Wednesday, February 18, 2009

Fossil Human Hair

ResearchBlogging.org

200 000 year old human hair from a hyaena coprolite. Image from Backwell et al. 2009

Over a week ago Lucinda Backwell, who also works at the BPI at Wits, announced the discovery of fossilised human hair that exceeds the previous oldest known hair (from a 9000 year old mummy) by about 200 000 years. Indeed it is so old it might not even belong to our own species but might instead belong to H. heidelbergensis.
The story was picked up by some of our local papers but doesn't appear to have generated much interest in the blogosphere, so I thought I'd timidly foray into the world of palaeoanthropology and discuss Backwell et al.'s paper here.
What adds some iterest to the story is where the fossil hair was found: inside a hyaena coprolite from Gladysvale Cave in the 'Cradle of Humankind' , South Africa (practically next door to such famous sites as Sterkfontein and Swartkrans). Coprolites are, of course fossilised faeces.
Does this mean a hyaena attacked and killed a Homo species in the Late Pleistocene of South Africa? Well I'm sure our ancestors and relatives may have on occasion fallen prey to spotted hyaenas and some of the larger extinct forms. However this fossil does not record such an event. The coprolite was part of a latrine buried in situ in Gladysvale Cave,and the details of this latrine, such as its location inside a cave, small size and well circumscribed boundaries, all indicate that it was made by a brown hyaena (Parahyaena brunnea). Brown hyaenas are rather smallish and are not known to kill humans. Far more likely is that this represents scavenging on an already deceased member of our genus.



A brown hyaena


It was the cave setting that allowed the latrine to be dated. The latrine is sandwiched between two flowstones which contain enough Uranium to be used for Uranium-Thorium dating. This dating was done as part of a larger project by Robyn Pickering, one of the brightest students to come through the BPI in recent years.
Sadly the hairs are preserved as casts in carbonate. No trace of organics are left so we won't be getting any molecular data for 200 000 year old hominids just yet.
By itself that is about all that the paper can tell us. Perhaps if more such latrines could be found we could then survey more scats for fossil hair and discover how frequent such scavenging events occured. Discovery of even older hair, might start to reveal systematic variation and we might even be able to hazard some guesses as to what kind of hairs our more remote relatives bore. For instance we might be able to get a handle on when modern style short fine body hair evolved. The Gladysvale deposits cetainly go back much further in time so the potential for finding australopithecine hair is there.
This also serves to remind us that coprolites are unique microenvironments that have unusual preservation potentials. Ever snce the oldest known mammalian hair was found in Paleocene coprolites, I've thought that coprolites offer us the best chance to find out just when our unique mammalian pelage evolved. I have looked through coprolites from a Middle Triassic synapsid bearing site in the hopes of finding non-mammalian hair but so far no luck.
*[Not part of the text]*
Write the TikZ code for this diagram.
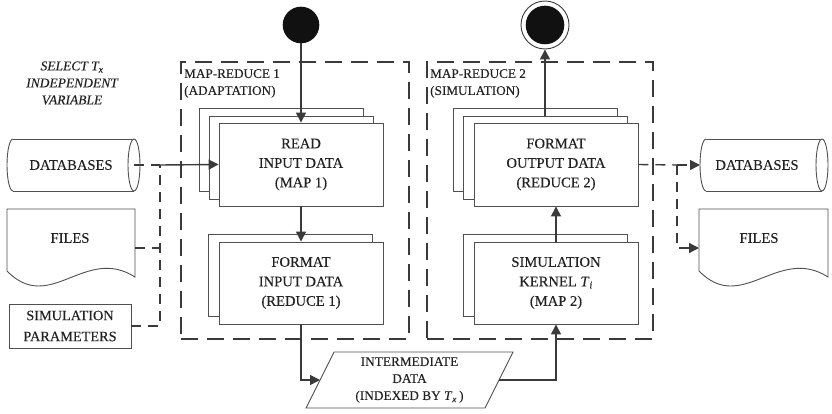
\documentclass[tikz,border=0pt]{standalone}
\usepackage{fontspec}
\setmainfont{Liberation Serif}[UprightFeatures={FakeBold=0.15}, ItalicFeatures={FakeBold=0.15}]
\usetikzlibrary{arrows.meta}
\definecolor{ln}{HTML}{3A3A3A}
\definecolor{bx}{HTML}{505050}
\definecolor{tx}{HTML}{222222}
\definecolor{dot}{HTML}{111111}
\begin{document}
\begin{tikzpicture}[x=1pt,y=-1pt,
  every node/.style={text=tx},
  proc/.style={draw=bx, line width=0.9pt, fill=white, minimum width=164pt, minimum height=83pt, inner sep=0pt, align=center, font=\fontsize{14.6}{19.5}\selectfont},
  ghost/.style={draw=bx, line width=0.9pt, fill=white, minimum width=164pt, minimum height=83pt, inner sep=0pt},
  group/.style={draw=ln, line width=1.4pt, dash pattern=on 17pt off 9pt, minimum height=277pt, inner sep=0pt},
  flow/.style={draw=ln, line width=1.4pt, -{Triangle[length=10pt,width=10pt]}},
  dflow/.style={draw=ln, line width=1.4pt, dash pattern=on 10pt off 7pt},
  tip/.style={-{Triangle[length=10pt,width=10pt]}},
  store/.style={draw=bx, line width=0.9pt, fill=white},
  lbl/.style={font=\fontsize{14.6}{19.5}\selectfont, align=center, inner sep=0pt},
  grplbl/.style={anchor=north west, align=left, inner sep=0pt, font=\fontsize{13.2}{17}\selectfont},
]
\useasboundingbox (0,0) rectangle (832,414);

% group frames
\node[group, minimum width=228pt] (mr1) at (295,200.5) {};
\node[group, minimum width=226pt] (mr2) at (540,200.5) {};
\node[grplbl] (mr1lab) at (184,69) {MAP-REDUCE 1\\(ADAPTATION)};
\node[grplbl] (mr2lab) at (430,69) {MAP-REDUCE 2\\(SIMULATION)};

% start / end
\node[circle, fill=dot, minimum size=36.6pt, inner sep=0pt] (start) at (301,25) {};
\node[circle, draw=ln, line width=0.9pt, minimum size=48pt, inner sep=0pt] (end) at (545,25) {};
\fill[dot] (end.center) circle[radius=19.3pt];

% map-reduce 1
\node[ghost] (rd3) at (281,149.5) {};
\node[ghost] (rd2) at (291,157.5) {};
\node[proc] (read) at (301,164.5) {READ\\INPUT DATA\\(MAP 1)};
\node[ghost, minimum height=82pt] (fi2) at (290,275) {};
\node[proc, minimum height=82pt] (fmtin) at (301,283) {FORMAT\\INPUT DATA\\(REDUCE 1)};

% map-reduce 2
\node[ghost] (fo3) at (535,149.5) {};
\node[ghost] (fo2) at (545,157.5) {};
\node[proc] (fmtout) at (556,164.5) {FORMAT\\OUTPUT DATA\\(REDUCE 2)};
\node[ghost, minimum height=82pt] (kn2) at (545,275) {};
\node[proc, minimum height=82pt] (kernel) at (556,283) {SIMULATION\\KERNEL \textit{T}\textsubscript{\textit{i}}\\(MAP 2)};

% intermediate data
\draw[store] (306,408) -- (334,352) -- (513,352) -- (485,408) -- cycle;
\node[lbl, font=\fontsize{13.3}{17}\selectfont] (inter) at (409.5,380) {INTERMEDIATE\\DATA\\(INDEXED BY \textit{T}\textsubscript{\textit{x}}\,)};
\coordinate (pin) at (320,380);
\coordinate (pout) at (499,380);

% left inputs
\node[lbl, font=\fontsize{13.5}{17}\selectfont\itshape] (sel) at (72,83) {SELECT \textit{T}\textsubscript{x}\\INDEPENDENT\\VARIABLE};
\draw[store] (13,139) -- (134,139) (13,191) -- (134,191);
\draw[store] (134,165) ellipse [x radius=6pt, y radius=26pt];
\draw[store] (13,139) arc[start angle=90, end angle=270, x radius=6pt, y radius=26pt];
\node[lbl] (db1) at (71,165) {DATABASES};
\coordinate (db1e) at (134,165);

\draw[store] (7,209) -- (135,209) -- (135,277) .. controls (85,245) and (50,315) .. (7,271) -- cycle;
\node[lbl] (files1) at (70,238) {FILES};
\coordinate (f1e) at (135,248);

\node[store, minimum width=122pt, minimum height=44pt, align=center, inner sep=0pt, font=\fontsize{14.3}{21}\selectfont] (parm) at (70,326) {SIMULATION\\PARAMETERS};

\coordinate (j1) at (160,165);

% right outputs
\draw[store] (706,139) -- (822,139) (706,191) -- (822,191);
\draw[store] (822,165) ellipse [x radius=6pt, y radius=26pt];
\draw[store] (706,139) arc[start angle=90, end angle=270, x radius=6pt, y radius=26pt];
\node[lbl] (db2) at (757,165) {DATABASES};
\coordinate (db2w) at (700,165);

\draw[store] (699,209) -- (828,209) -- (828,277) .. controls (778,245) and (742,315) .. (699,271) -- cycle;
\node[lbl] (files2) at (759,238) {FILES};
\coordinate (f2w) at (699,248);
\coordinate (j2) at (677,165);

% connectors
\draw[flow] (start.south) -- (read.north);
\draw[flow] (read.south) -- (fmtin.north);
\draw[flow] (fmtin.south) |- (pin);
\draw[flow] (pout) -| (kernel.south);
\draw[flow] (kernel.north) -- (fmtout.south);
\draw[flow] (fo2.north) -- (end.south);

\draw[dflow] (db1e) -- (j1);
\draw[dflow] (f1e) -- (f1e -| j1);
\draw[dflow] (parm.east) -| (j1);
\draw[flow] (j1) -- (read.west);

\draw[dflow] (fmtout.east) -- (j2);
\draw[dflow, tip] (j2) -- (db2w);
\draw[dflow, tip] (j2) |- (f2w);
\end{tikzpicture}
\end{document}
UPDATE: Randy rightly asked how the ID was made. Mammalian hair is not completely diagnostic to low taxonomic categories. It helped that several specimens were found in the coprolite. Any one hyaena scat usually contains the hair from just one sitting so is not likely to be mixed with other species. Thus there was a sample of several hairs to work from. Only human hairs were found to match the range of variation seen in the fossil hairs (using characteristics such as scale margins, scale spacing, hair width etc.). Other primates came close but most non-human primates produce finer hair. So the ID is a probabilistic one, hence the equivocation in the title of the paper.

L BACKWELL, R PICKERING, D BROTHWELL, L BERGER, M WITCOMB, D MARTILL, K PENKMAN, A WILSON (2009). Probable human hair found in a fossil hyaena coprolite from Gladysvale cave, South Africa. Journal of Archaeological Science DOI: 10.1016/j.jas.2009.01.023

3 comments:

220mya said...

Can you mention how the hair was identified as hominid?

Anonymous said...

based on cuticle scale pattern, which is species specific. Also corss-section shape and size.

Anonymous said...

I guess if feathers can fossilize, human hair can too. Awesome find!